▶ AIM: Extract, unchanged, every line from the top of the material below through the line with "ReferenceDot, ReferenceLine, Label", and no more.

▶ DATASET CONTENT:
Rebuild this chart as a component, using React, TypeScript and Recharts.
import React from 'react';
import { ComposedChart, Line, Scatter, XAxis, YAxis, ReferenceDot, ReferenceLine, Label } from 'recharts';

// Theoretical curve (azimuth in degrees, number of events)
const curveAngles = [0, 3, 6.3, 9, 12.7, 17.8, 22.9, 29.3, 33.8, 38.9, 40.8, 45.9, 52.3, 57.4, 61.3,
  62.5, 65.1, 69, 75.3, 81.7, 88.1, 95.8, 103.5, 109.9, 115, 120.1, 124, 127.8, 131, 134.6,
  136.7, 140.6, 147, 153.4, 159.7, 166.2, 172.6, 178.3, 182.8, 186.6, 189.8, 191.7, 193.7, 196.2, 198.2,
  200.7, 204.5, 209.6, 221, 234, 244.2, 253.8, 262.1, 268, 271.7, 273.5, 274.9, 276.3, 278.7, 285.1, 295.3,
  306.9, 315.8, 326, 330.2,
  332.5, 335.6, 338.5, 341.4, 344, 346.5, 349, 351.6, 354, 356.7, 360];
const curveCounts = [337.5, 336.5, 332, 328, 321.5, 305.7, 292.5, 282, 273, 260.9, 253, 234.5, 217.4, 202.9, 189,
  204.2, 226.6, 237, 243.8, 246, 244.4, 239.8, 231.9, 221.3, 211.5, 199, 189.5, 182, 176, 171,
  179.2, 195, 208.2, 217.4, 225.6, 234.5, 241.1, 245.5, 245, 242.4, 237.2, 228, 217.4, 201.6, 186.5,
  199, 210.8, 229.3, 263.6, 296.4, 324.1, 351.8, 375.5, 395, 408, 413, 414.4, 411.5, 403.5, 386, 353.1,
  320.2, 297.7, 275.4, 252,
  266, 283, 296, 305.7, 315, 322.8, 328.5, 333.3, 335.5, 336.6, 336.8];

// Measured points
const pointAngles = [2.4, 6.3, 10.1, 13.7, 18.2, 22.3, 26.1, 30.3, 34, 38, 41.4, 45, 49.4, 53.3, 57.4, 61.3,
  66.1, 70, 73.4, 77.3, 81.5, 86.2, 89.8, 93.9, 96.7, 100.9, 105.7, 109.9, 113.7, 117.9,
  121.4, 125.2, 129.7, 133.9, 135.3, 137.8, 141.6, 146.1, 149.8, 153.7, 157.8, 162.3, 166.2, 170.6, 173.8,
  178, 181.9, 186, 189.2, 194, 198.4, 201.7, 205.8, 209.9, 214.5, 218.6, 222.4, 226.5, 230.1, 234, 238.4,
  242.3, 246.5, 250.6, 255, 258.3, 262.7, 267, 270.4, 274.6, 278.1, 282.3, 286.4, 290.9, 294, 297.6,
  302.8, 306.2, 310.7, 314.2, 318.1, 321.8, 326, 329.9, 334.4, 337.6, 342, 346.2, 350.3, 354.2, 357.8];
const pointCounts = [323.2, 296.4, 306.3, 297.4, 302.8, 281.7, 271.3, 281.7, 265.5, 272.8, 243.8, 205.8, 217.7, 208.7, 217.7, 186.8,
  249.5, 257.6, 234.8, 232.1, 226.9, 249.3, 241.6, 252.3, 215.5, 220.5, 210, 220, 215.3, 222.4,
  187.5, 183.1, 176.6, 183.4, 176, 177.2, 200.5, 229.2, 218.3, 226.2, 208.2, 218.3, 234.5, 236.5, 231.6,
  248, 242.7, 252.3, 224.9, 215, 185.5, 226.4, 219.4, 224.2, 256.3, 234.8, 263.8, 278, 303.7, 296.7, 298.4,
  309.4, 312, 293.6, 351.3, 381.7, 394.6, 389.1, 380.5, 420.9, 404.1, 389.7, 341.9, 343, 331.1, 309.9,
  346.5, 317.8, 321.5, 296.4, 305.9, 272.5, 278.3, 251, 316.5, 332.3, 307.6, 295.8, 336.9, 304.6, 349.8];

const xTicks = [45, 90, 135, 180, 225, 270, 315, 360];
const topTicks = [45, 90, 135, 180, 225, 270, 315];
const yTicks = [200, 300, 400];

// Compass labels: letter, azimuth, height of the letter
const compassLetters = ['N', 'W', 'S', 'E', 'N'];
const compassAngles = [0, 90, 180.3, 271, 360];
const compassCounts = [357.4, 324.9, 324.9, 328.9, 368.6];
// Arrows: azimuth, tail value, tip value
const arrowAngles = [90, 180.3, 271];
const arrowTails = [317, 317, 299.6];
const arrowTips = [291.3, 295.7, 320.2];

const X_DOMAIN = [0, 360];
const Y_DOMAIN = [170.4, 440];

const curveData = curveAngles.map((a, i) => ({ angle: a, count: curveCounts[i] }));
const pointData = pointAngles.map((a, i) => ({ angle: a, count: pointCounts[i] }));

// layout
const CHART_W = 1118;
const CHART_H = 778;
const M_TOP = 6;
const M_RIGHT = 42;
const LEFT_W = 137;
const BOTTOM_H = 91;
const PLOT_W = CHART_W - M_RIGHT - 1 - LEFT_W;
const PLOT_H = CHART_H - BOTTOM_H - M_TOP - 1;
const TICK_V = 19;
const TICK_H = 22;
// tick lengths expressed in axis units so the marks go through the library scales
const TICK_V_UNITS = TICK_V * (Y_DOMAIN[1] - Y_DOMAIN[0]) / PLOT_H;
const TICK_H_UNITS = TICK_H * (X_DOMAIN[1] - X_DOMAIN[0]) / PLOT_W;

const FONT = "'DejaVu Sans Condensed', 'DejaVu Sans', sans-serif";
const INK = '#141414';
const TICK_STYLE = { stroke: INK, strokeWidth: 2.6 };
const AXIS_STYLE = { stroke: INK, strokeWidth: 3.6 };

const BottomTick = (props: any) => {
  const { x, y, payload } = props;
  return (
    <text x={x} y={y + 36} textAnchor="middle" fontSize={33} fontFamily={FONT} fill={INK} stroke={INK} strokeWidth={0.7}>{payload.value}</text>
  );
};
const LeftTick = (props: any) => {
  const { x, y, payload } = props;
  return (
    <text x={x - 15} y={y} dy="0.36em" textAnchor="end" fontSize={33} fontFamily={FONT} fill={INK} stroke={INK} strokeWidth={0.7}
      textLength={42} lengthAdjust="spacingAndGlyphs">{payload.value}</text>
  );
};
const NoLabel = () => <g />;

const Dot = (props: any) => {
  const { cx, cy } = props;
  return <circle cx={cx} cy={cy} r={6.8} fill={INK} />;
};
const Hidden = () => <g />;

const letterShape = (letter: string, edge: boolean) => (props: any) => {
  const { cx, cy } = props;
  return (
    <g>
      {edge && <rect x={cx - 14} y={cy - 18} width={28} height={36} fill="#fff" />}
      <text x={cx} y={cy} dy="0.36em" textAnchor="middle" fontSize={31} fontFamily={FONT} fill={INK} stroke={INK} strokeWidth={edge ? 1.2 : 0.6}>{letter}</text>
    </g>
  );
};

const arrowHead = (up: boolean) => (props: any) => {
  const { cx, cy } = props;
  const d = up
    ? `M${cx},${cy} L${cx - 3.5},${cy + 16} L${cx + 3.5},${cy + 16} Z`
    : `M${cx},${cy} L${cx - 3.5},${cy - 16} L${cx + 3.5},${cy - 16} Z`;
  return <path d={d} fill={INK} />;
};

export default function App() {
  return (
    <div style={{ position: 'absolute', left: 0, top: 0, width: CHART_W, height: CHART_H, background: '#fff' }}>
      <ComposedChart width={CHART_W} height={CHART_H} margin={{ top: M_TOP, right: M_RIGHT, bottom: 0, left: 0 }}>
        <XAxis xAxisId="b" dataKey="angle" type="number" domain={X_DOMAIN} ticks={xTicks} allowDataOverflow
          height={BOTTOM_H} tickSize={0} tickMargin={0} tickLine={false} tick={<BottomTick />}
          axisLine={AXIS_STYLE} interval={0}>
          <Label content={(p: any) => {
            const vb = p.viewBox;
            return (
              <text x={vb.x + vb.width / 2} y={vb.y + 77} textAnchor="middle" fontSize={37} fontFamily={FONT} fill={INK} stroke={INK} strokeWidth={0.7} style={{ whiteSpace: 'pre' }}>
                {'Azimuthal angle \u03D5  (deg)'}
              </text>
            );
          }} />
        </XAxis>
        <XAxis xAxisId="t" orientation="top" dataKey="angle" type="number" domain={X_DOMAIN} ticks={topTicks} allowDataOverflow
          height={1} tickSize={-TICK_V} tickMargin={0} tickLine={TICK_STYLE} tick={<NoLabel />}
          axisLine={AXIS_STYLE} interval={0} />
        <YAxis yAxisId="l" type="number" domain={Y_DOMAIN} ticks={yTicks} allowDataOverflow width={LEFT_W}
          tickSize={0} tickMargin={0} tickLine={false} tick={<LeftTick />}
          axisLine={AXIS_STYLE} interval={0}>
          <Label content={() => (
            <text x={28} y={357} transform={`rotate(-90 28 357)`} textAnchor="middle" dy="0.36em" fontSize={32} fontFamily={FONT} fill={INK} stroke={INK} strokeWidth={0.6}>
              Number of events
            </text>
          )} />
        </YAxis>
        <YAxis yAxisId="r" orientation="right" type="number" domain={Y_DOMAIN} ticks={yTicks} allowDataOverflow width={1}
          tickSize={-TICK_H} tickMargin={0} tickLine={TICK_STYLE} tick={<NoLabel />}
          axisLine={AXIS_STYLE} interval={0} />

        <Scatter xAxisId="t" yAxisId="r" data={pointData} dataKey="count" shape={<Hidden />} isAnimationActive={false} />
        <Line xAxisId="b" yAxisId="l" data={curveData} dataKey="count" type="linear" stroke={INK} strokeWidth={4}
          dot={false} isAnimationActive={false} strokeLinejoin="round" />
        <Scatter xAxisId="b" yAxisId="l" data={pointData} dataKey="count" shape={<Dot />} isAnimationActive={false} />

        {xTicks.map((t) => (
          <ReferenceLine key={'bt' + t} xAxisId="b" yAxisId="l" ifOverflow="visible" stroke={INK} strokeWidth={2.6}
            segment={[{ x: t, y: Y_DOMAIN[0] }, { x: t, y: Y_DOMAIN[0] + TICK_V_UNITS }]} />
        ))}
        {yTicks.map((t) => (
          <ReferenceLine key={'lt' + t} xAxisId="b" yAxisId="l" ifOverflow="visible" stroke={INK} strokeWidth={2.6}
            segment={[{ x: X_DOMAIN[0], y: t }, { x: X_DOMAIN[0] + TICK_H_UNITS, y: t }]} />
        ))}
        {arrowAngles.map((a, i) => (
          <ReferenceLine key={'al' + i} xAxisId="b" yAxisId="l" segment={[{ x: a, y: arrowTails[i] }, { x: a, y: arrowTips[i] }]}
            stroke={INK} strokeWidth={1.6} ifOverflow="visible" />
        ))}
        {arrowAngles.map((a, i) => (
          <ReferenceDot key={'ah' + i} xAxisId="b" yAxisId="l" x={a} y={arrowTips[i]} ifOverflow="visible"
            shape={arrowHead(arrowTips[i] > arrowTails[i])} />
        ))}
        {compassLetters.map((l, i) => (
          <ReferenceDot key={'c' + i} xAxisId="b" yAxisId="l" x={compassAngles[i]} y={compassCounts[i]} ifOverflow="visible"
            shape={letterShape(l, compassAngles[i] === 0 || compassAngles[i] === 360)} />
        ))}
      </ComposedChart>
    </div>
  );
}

▶ RESPONSE TO THE EXERCISE:
Rebuild this chart as a component, using React, TypeScript and Recharts.
import React from 'react';
import { ComposedChart, Line, Scatter, XAxis, YAxis, ReferenceDot, ReferenceLine, Label } from 'recharts';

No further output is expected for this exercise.